Sur la légalité de la décision du 25 juin 2015 :

3. D'une part, aux termes de l'article 6 quinquies de la loi du 13 juillet 1983 susvisée: " Aucun fonctionnaire ne doit subir les agissements répétés de harcèlement moral qui ont pour objet ou pour effet une dégradation des conditions de travail susceptible de porter atteinte à ses droits et à sa dignité, d'altérer sa santé physique ou mentale ou de compromettre son avenir professionnel (...) ". Pour être qualifiés de harcèlement moral, les agissements en cause doivent excéder les limites de l'exercice normal du pouvoir hiérarchique. Dès lors qu'elle n'excède pas ces limites, une simple diminution des attributions justifiée par l'intérêt du service, en raison d'une manière de servir inadéquate ou de difficultés relationnelles, n'est pas constitutive de harcèlement moral. Aux termes de l'article 11 de cette loi dans sa rédaction alors en vigueur : " Les fonctionnaires bénéficient, à l'occasion de leurs fonctions et conformément aux règles fixées par le code pénal et les lois spéciales, d'une protection organisée par la collectivité publique qui les emploie à la date des faits en cause (...) La collectivité publique est tenue de protéger les fonctionnaires contre les menaces, violences, voies de fait, injures, diffamations ou outrages dont ils pourraient être victimes à l'occasion de leurs fonctions, et de réparer, le cas échéant, le préjudice qui en est résulté (...) ". Ces dispositions établissent à la charge de l'administration une obligation de protection de ses agents dans l'exercice de leurs fonctions, à laquelle il ne peut être dérogé que pour des motifs d'intérêt général. Cette obligation de protection a pour objet, non seulement de faire cesser les attaques auxquelles l'agent est exposé, mais aussi d'assurer à celui-ci une réparation adéquate des torts qu'il a subis. La mise en oeuvre de cette obligation peut notamment conduire l'administration à assister son agent dans l'exercice des poursuites judiciaires qu'il entreprendrait pour se défendre. Il appartient dans chaque cas à l'autorité administrative compétente de prendre les mesures lui permettant de remplir son obligation vis-à-vis de son agent, sous le contrôle du juge et compte tenu de l'ensemble des circonstances de l'espèce.

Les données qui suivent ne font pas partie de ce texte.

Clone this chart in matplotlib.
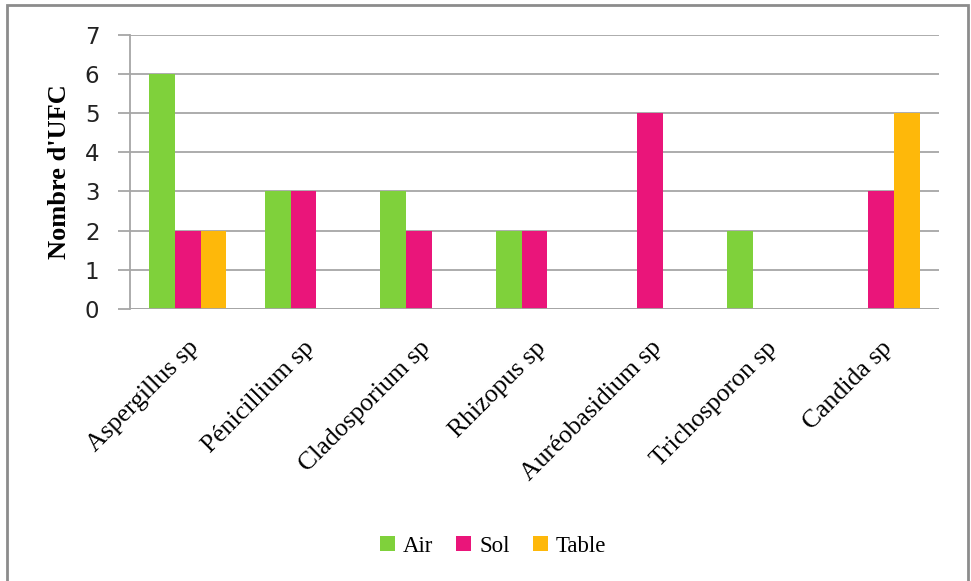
import numpy as np
import matplotlib.pyplot as plt
from matplotlib.patches import Rectangle

especes = ["Aspergillus sp", "Pénicillium sp", "Cladosporium sp", "Rhizopus sp",
           "Auréobasidium sp", "Trichosporon sp", "Candida sp"]
air = [6, 3, 3, 2, 0, 2, 0]
sol = [2, 3, 2, 2, 5, 0, 3]
table = [2, 0, 0, 0, 0, 0, 5]
yticks = [0, 1, 2, 3, 4, 5, 6, 7]

couleurs = ["#7fd13b", "#ea157a", "#feb80a"]
series = [("Air", air), ("Sol", sol), ("Table", table)]

fig = plt.figure(figsize=(9.71, 5.81), dpi=100)
ax = fig.add_axes([130 / 971, 1 - 309 / 581, (939 - 130) / 971, (309 - 34.5) / 581])

x = np.arange(len(especes))
w = 2 / 3 / 3
for i, (nom, vals) in enumerate(series):
    ax.bar(x + (i - 1) * w, vals, width=w, color=couleurs[i], label=nom, zorder=3)

ax.set_xlim(-0.5, len(especes) - 0.5)
ax.set_ylim(0, 7)
ax.set_yticks(yticks)
ax.grid(axis="y", color="#a6a6a6", linewidth=1.3, zorder=0)
for s in ["top", "right", "bottom"]:
    ax.spines[s].set_visible(False)
ax.spines["left"].set_color("#a6a6a6")
ax.spines["left"].set_linewidth(1.3)
ax.axhline(0, color="#a6a6a6", linewidth=1.3, zorder=4)
ax.tick_params(axis="y", length=9, width=1.3, color="#a6a6a6", labelsize=16.5, pad=13,
               labelcolor="#222222")
ax.tick_params(axis="x", length=0, pad=20)
ax.set_xticks(x)
ax.set_xticklabels(especes, rotation=45, ha="right", rotation_mode="anchor",
                   family="Liberation Serif", fontsize=18.5)
ax.set_ylabel("Nombre d'UFC", family="Liberation Serif", fontweight="bold",
              fontsize=19, labelpad=10)

ax.legend(loc="center", bbox_to_anchor=(493 / 971, 1 - 546 / 581),
          bbox_transform=fig.transFigure, ncol=3, frameon=False,
          prop={"family": "Liberation Serif", "size": 16.5},
          handlelength=0.65, handleheight=0.65, handletextpad=0.35, columnspacing=1.0)

fig.patches.append(Rectangle((7 / 971, -0.05), (968 - 7) / 971, 1.05 - 5 / 581,
                             transform=fig.transFigure, fill=False,
                             edgecolor="#8c8c8c", linewidth=2))

fig.savefig("out.png", dpi=100)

4. D'autre part, il appartient à l'agent public qui soutient avoir été victime de faits constitutifs de harcèlement moral, lorsqu'il entend contester le refus opposé par l'administration dont il relève à une demande de protection fonctionnelle fondée sur de tels faits de harcèlement, de soumettre au juge des éléments de fait susceptibles d'en faire présumer l'existence. Il incombe à l'administration de produire, en sens contraire, une argumentation de nature à démontrer que les agissements en cause sont justifiés par des considérations étrangères à tout harcèlement. La conviction du juge, à qui il revient d'apprécier si les agissements de harcèlement sont ou non établis, se détermine au vu de ces échanges contradictoires, qu'il peut compléter, en cas de doute, en ordonnant toute mesure d'instruction utile.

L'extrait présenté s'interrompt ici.